I am now happy to report that the terms of Antonia Draper Dixon’s will have been entirely met and the house, its grounds along with Henry Draper’s Observatory are a working museum now run by the Hastings Historical society, who have let the property on a long term lease from the Village of Hastings.
John William Draper was one of the greatest thinkers of his day, yet he is today largely forgotten and unheard of by all but a few researchers and academics. As such he is recognized as the ‘father’ of portrait photography and the first person to obtain a successful image of an astronomical body – our Moon. During the course of his life he also made many other important contributions to the advancement of science in general; the electric telegraph, spectroscopy, the relationship between heat and light and the phenomenon of phosphorescence. He was also a philosopher who cared deeply about the relationship between Science, Religion and Society, a subject he wrote and spoke about at every available opportunity.

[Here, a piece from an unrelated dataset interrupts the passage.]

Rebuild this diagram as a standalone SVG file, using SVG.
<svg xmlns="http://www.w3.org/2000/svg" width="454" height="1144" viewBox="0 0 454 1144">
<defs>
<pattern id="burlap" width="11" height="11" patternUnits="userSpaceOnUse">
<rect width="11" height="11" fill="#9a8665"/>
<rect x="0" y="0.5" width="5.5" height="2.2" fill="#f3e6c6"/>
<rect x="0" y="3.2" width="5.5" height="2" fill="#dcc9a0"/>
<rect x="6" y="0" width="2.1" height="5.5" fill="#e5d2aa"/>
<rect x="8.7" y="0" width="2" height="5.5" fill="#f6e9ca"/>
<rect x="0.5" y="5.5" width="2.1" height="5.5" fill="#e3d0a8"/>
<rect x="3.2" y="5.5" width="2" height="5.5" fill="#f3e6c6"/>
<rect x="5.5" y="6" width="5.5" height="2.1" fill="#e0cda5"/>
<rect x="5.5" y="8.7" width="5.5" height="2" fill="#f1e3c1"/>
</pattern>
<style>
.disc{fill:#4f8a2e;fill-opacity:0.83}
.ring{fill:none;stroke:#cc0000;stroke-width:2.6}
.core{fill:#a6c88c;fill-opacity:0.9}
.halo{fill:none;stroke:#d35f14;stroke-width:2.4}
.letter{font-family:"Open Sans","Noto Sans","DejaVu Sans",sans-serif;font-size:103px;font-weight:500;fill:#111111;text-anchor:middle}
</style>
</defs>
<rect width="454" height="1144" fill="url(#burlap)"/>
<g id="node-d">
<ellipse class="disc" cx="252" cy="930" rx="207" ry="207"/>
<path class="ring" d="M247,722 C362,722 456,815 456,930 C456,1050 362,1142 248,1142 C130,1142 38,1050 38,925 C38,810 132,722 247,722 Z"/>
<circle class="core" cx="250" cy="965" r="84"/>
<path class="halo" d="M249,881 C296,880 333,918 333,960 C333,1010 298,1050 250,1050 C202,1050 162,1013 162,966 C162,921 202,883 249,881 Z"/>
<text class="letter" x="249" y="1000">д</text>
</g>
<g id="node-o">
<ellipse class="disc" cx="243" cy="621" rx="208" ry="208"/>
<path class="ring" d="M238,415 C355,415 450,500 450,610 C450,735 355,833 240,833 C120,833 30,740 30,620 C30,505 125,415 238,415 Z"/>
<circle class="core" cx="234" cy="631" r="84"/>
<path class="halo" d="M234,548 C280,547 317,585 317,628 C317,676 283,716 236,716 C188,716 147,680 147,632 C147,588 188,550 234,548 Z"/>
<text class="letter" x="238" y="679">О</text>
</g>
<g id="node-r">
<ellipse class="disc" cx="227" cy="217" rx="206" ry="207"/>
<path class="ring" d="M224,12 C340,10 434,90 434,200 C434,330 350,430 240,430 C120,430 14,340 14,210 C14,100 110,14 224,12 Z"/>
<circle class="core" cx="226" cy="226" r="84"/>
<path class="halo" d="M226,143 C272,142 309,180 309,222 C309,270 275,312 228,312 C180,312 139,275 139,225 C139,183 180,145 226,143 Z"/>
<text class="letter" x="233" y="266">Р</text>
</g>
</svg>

It is also curious to note that Draper was a ‘dabbler’, a term not used in a critical way, but meant to describe his attitude to science. Despite his many and varied contributions to all branches of science he was never truly a specialist – someone who chose a particular area of a specific discipline and concentrated all his efforts on it. He was not a William Huggins – a pioneer of astronomical spectroscopy or Pierre Jules Cesar Janssen – a Solar Physicist; or Isaac Roberts - an Astrophotographer. He treated Science like it was an experiment like the ones he conducted in his student days at the University of London- a project which had to be completed; when done he would then move onto the next one. This trait was one Draper was to show throughout his life.

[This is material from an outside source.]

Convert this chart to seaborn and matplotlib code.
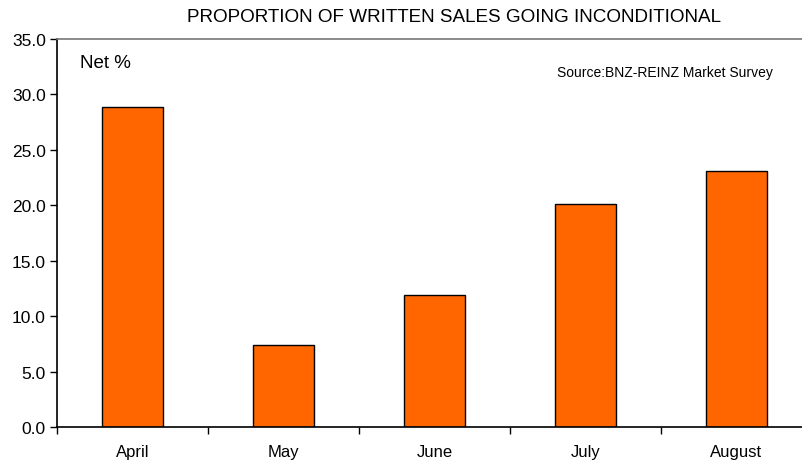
import matplotlib
matplotlib.use("Agg")
import matplotlib.pyplot as plt
from matplotlib.ticker import FixedLocator
import seaborn as sns
import pandas as pd

months = ["April", "May", "June", "July", "August"]
values = [28.9, 7.4, 11.9, 20.1, 23.1]
yticks = [0, 5, 10, 15, 20, 25, 30, 35]

sns.set_theme(style="white")
plt.rcParams["font.family"] = ["Liberation Sans", "DejaVu Sans"]

W, H = 802, 464
fig = plt.figure(figsize=(W / 100, H / 100), dpi=100)
x0, x1, ytop, ybot = 57, 802, 40, 428.3
ax = fig.add_axes([x0 / W, (H - ybot) / H, (x1 - x0) / W, (ybot - ytop) / H])

df = pd.DataFrame({"month": months, "value": values})
sns.barplot(data=df, x="month", y="value", color="#FF6600", saturation=1,
            edgecolor="black", linewidth=1.0, width=0.4, ax=ax)

cat_w = 151.0
ax.set_xlim(-0.5, -0.5 + (x1 - x0) / cat_w)
ax.set_ylim(0, 35)
ax.set_yticks(yticks)
ax.set_yticklabels([f"{v:.1f}" for v in yticks], fontsize=12.5, color="black")
ax.tick_params(axis="y", which="major", direction="out", length=5, width=1,
               color="black", pad=3, left=True)
ax.set_xticks(range(len(months)))
ax.set_xticklabels(months, fontsize=12, color="black")
ax.tick_params(axis="x", which="major", length=0, pad=12)
ax.xaxis.set_minor_locator(FixedLocator([i - 0.5 for i in range(len(months) + 1)]))
ax.tick_params(axis="x", which="minor", direction="out", length=5, width=1,
               color="black", bottom=True)
ax.set_xlabel("")
ax.set_ylabel("")

for s in ["left", "bottom"]:
    ax.spines[s].set_color("black")
    ax.spines[s].set_linewidth(1.2)
ax.spines["top"].set_color("#777777")
ax.spines["top"].set_linewidth(1.2)
ax.spines["right"].set_visible(False)

fig.text(454 / W, 1 - 17 / H, "PROPORTION OF WRITTEN SALES GOING INCONDITIONAL",
         ha="center", va="center", fontsize=13.6, color="black")
fig.text(80 / W, 1 - 64 / H, "Net %", ha="left", va="center", fontsize=13.5, color="black")
fig.text(557 / W, 1 - 73 / H, "Source:BNZ-REINZ Market Survey", ha="left", va="center",
         fontsize=10, color="black")

fig.savefig("out.png", dpi=100, facecolor="white")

He conducted pioneering work in the then new ‘art’ of Photography and took the one of earliest photographic portrait of a person in 1840; then he stopped and moved on. In the same year he took the first photograph of the Moon and then did no more. He did not carry on his work in Astrophotography in anyway whatsoever. Why didn’t he try to improve the quality of his images or produce more detailed smaller scale photographs of the craters and seas on the Moon’s surface as many would have done? He did not attempt to take a focussed image of a star, a planet or a nebula. This was left to the other pioneers of astrophotography who followed him and in particular his son Henry Draper. He had completed his ‘experiment’; and it had worked; so he had finished what he had set out to do; and so he turned attention to the next project in his ‘exercise book’.
We are now looking at his ‘exercise book’ over a century after John William Draper closed it for the last time; and seeing what he did well and what he got right. Much of what he did is now seen as naive and wrong, but that is the way of science – the mistakes of others help someone else to the truth.
However no matter what history writes about his life; John William Draper was and always will be the ‘First Astrophotographer’.